George Clooney is back in the director's chair, and his latest looks more like Good Night and Good Luck than Leatherheads, which is definitely for the best. Based on Beau Willimon's play (reportedly based on Howard Dean's campaign), the film follows campaign staffer Stephen Myers (Ryan Gosling) as he gets a crash course in dirty politics. Boasting a terrific cast which includes Phillip Seymour Hoffman, Paul Giamatti, Marissa Tomei, and Clooney himself, Ides' real draw is Mr. Gosling. A talented actor with a good knack for picking scripts, he's seemed reluctant to fully embrace his star potential until now, which can (hopefully) only mean good things from here on out.
And speaking of Ryan Gosling, here's yet another star vehicle of his coming out this year, one with solid pre-release buzz firmly in place. Though the story could have easily been another run of the mill project featuring the likes of Jason Statham, Drive has picked up strong reviews, flat out raves even, and managed to win the Best Director prize at Cannes back in May. That's no small feat for a graphically violent crime thriller.
This virus thriller from Steven Soderberg may have a star-studded ensemble, but don't expect the big names to get special treatment when it comes to the story. Much like TV shows The Sopranos or Game of Thrones, Contagion's trailer, which boldly lets us know that Gwyneth Paltrow's character dies, very clearly sets up a world where no one is safe. There isn't much early buzz on the project, but what can be found makes one thing clear: Soderberg and co. are striving for a level of realism so graphic that it's left some test screening audiences feeling nauseous. The only worrisome thing about the film is that it was bumped from an October release. It's not as bad of a sign as constant delays, but considering the shift gave the film less time for promote itself, it could be a sign that Warner Bros. doesn't want to spend too much marketing the finished product. Still, Soderberg is a pretty reliable director (not to mention an efficient one), and he's done great work with large casts before (Traffic).
I can't remember the last time that a film's sheer weirdness has enticed me so much. Without giving away an ounce of concrete plot, the images and trailers for Almodovar's latest have me hooked, and I'm thrilled that the film will be hitting American screens this early. Starring Antonio Banderas, all I've learned (or cared to learn) about Skin is that it's a plastic surgery revenge thriller. That description could easily be a schlock torture porn film from the director of SAW, but this is Almodovar, one of our best living directors. The material itself may be darker than his past few films (although he's always included dark story elements), but the footage is classic Almodovar, with touches of noir, melodrama, camp, and vibrant colors (the man sure knows how to use red). Consider me sold.

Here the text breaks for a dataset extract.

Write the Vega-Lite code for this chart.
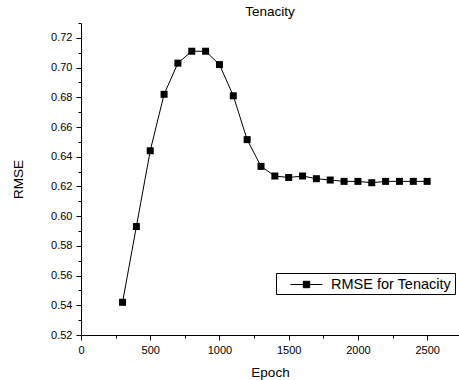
{
  "$schema": "https://vega.github.io/schema/vega-lite/v6.json",
  "autosize": "none",
  "width": 378,
  "height": 312,
  "padding": {"left": 81, "top": 23, "right": 0, "bottom": 45},
  "background": "white",
  "config": {
    "font": "Liberation Sans",
    "view": {"stroke": null},
    "axis": {"grid": false, "domainColor": "black", "tickColor": "black", "labelColor": "black", "titleColor": "black", "labelFont": "Liberation Sans", "titleFont": "Liberation Sans", "titleFontWeight": "normal", "labelFontSize": 11, "titleFontSize": 13.5}
  },
  "title": {"text": "Tenacity", "fontSize": 13.5, "fontWeight": "normal", "font": "Liberation Sans", "color": "black", "offset": 4},
  "data": {"values": [
    {"epoch": 300, "rmse": 0.542, "series": "RMSE for Tenacity"},
    {"epoch": 400, "rmse": 0.593, "series": "RMSE for Tenacity"},
    {"epoch": 500, "rmse": 0.644, "series": "RMSE for Tenacity"},
    {"epoch": 600, "rmse": 0.682, "series": "RMSE for Tenacity"},
    {"epoch": 700, "rmse": 0.703, "series": "RMSE for Tenacity"},
    {"epoch": 800, "rmse": 0.711, "series": "RMSE for Tenacity"},
    {"epoch": 900, "rmse": 0.711, "series": "RMSE for Tenacity"},
    {"epoch": 1000, "rmse": 0.702, "series": "RMSE for Tenacity"},
    {"epoch": 1100, "rmse": 0.681, "series": "RMSE for Tenacity"},
    {"epoch": 1200, "rmse": 0.6515, "series": "RMSE for Tenacity"},
    {"epoch": 1300, "rmse": 0.6335, "series": "RMSE for Tenacity"},
    {"epoch": 1400, "rmse": 0.627, "series": "RMSE for Tenacity"},
    {"epoch": 1500, "rmse": 0.626, "series": "RMSE for Tenacity"},
    {"epoch": 1600, "rmse": 0.627, "series": "RMSE for Tenacity"},
    {"epoch": 1700, "rmse": 0.6252, "series": "RMSE for Tenacity"},
    {"epoch": 1800, "rmse": 0.6243, "series": "RMSE for Tenacity"},
    {"epoch": 1900, "rmse": 0.6234, "series": "RMSE for Tenacity"},
    {"epoch": 2000, "rmse": 0.6234, "series": "RMSE for Tenacity"},
    {"epoch": 2100, "rmse": 0.6225, "series": "RMSE for Tenacity"},
    {"epoch": 2200, "rmse": 0.6234, "series": "RMSE for Tenacity"},
    {"epoch": 2300, "rmse": 0.6234, "series": "RMSE for Tenacity"},
    {"epoch": 2400, "rmse": 0.6234, "series": "RMSE for Tenacity"},
    {"epoch": 2500, "rmse": 0.6234, "series": "RMSE for Tenacity"}
  ]},
  "encoding": {
    "x": {"field": "epoch", "type": "quantitative", "title": "Epoch",
      "scale": {"domain": [0, 2730], "nice": false, "zero": false},
      "axis": {"values": [0, 250, 500, 750, 1000, 1250, 1500, 1750, 2000, 2250, 2500],
        "labelExpr": "datum.value % 500 === 0 ? format(datum.value, 'd') : ''",
        "tickSize": {"condition": {"test": "datum.value % 500 === 0", "value": 5}, "value": 3},
        "labelPadding": 4, "titlePadding": 10, "labelFlush": false}},
    "y": {"field": "rmse", "type": "quantitative", "title": "RMSE",
      "scale": {"domain": [0.52, 0.73], "nice": false, "zero": false},
      "axis": {"values": [0.52, 0.53, 0.54, 0.55, 0.56, 0.57, 0.58, 0.59, 0.6, 0.61, 0.62, 0.63, 0.64, 0.65, 0.66, 0.67, 0.68, 0.69, 0.7, 0.71, 0.72, 0.73],
        "labelExpr": "abs(datum.value*50 - round(datum.value*50)) < 0.001 ? format(datum.value, '.2f') : ''",
        "tickSize": {"condition": {"test": "abs(datum.value*50 - round(datum.value*50)) < 0.001", "value": 5}, "value": 3},
        "labelPadding": 4, "titlePadding": 25, "labelFlush": false}}
  },
  "layer": [
    {"mark": {"type": "line", "color": "black", "strokeWidth": 1}, "encoding": {}},
    {"mark": {"type": "point", "shape": "square", "filled": true, "size": 49, "opacity": 1},
      "encoding": {
        "color": {"field": "series", "type": "nominal", "scale": {"range": ["black"]},
          "legend": {"title": null, "orient": "none", "legendX": 195, "legendY": 250,
            "strokeColor": "black", "fillColor": "white", "padding": 3,
            "symbolType": "M-2,0H2M-0.4,-0.4H0.4V0.4H-0.4Z", "symbolSize": 256,
            "symbolStrokeColor": "black", "symbolFillColor": "black", "symbolStrokeWidth": 1,
            "symbolOffset": 19, "labelOffset": 16, "labelFontSize": 14.5, "labelColor": "black", "labelFont": "Liberation Sans"}}
      }}
  ]
}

This second feature from Jeff Nichols (Shotgun Stories), has been earning strong reviews, and after re-visiting the trailer, it's easy to see why. The film follows Curtis (Michael Shannon) as he tries to figure out if his dreams about cataclysmic storms are visions, or the onset of schizophrenia. The majority of the trailer has an eerie calm to it, before teasing us with quick glimpses of craziness at the end. All of it, however, is compelling, whether it's as a character study, a pyschological drama, or a thriller. Throw in Shea Whigham (Boardwalk Empire), Jessica Chastain, and Kathy Baker, and you have what very well could be the definitive indie break out film of the year, which is saying a lot.